Figure scripts:
++++++++
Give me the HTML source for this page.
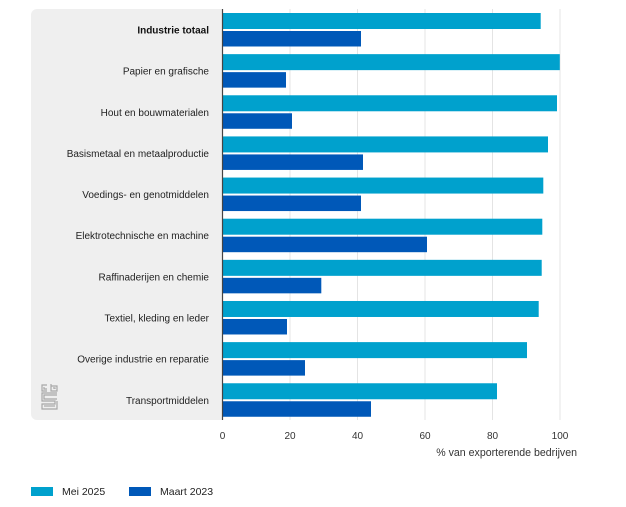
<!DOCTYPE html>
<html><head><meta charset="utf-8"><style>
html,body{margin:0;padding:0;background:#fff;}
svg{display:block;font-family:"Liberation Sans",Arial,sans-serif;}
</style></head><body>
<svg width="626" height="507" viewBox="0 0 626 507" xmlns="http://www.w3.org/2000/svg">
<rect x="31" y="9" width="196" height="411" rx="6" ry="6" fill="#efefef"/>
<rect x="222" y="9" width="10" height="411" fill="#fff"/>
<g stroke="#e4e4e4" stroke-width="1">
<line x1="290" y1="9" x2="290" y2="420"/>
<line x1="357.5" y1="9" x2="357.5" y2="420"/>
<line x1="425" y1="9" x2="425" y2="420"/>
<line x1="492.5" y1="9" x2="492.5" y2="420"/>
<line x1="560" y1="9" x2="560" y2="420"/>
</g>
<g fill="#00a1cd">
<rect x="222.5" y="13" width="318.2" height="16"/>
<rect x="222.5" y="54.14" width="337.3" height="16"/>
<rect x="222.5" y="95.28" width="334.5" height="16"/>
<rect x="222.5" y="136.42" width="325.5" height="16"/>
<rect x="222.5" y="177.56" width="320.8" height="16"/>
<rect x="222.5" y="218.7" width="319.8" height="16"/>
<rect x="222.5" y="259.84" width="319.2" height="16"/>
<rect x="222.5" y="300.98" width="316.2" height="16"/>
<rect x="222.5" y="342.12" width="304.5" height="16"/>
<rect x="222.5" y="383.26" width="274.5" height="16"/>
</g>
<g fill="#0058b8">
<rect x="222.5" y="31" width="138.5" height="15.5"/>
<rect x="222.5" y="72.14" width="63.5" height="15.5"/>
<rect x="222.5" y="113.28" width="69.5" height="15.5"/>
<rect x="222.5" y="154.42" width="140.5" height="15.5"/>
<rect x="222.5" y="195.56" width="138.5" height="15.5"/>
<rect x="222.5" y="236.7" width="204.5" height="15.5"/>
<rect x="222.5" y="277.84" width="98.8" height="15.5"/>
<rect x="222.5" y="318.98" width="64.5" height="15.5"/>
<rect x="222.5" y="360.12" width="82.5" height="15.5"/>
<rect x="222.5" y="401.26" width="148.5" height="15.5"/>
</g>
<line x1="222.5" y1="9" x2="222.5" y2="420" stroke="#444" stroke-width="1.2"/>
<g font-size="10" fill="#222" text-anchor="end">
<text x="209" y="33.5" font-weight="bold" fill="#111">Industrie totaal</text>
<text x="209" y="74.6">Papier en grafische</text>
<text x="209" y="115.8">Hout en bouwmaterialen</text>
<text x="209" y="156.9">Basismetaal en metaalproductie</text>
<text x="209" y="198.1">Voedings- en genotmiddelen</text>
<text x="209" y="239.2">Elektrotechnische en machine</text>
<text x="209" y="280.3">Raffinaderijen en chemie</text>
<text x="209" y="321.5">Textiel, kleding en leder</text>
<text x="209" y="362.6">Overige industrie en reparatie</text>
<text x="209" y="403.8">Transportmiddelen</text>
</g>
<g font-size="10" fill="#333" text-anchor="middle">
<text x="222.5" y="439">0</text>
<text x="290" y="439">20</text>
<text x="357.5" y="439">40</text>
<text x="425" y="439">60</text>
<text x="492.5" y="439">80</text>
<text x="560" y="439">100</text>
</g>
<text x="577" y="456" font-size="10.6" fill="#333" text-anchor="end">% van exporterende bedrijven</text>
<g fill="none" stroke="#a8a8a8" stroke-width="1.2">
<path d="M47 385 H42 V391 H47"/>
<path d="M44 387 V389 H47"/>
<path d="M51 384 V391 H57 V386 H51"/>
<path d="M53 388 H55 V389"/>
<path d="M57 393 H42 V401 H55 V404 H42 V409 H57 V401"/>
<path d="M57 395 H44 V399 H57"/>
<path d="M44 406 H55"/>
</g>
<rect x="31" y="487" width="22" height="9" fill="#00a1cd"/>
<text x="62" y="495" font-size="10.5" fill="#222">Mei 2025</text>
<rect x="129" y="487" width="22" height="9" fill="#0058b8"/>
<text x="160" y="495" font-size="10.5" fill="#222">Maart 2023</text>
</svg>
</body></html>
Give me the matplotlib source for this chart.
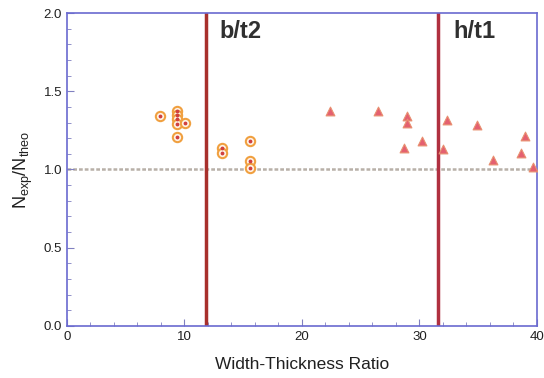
++++++++
## Problem
Which lines hold the string "Give"? Copy all of them from the data above.

## Expected answer
Give me the HTML source for this page.
Give me the matplotlib source for this chart.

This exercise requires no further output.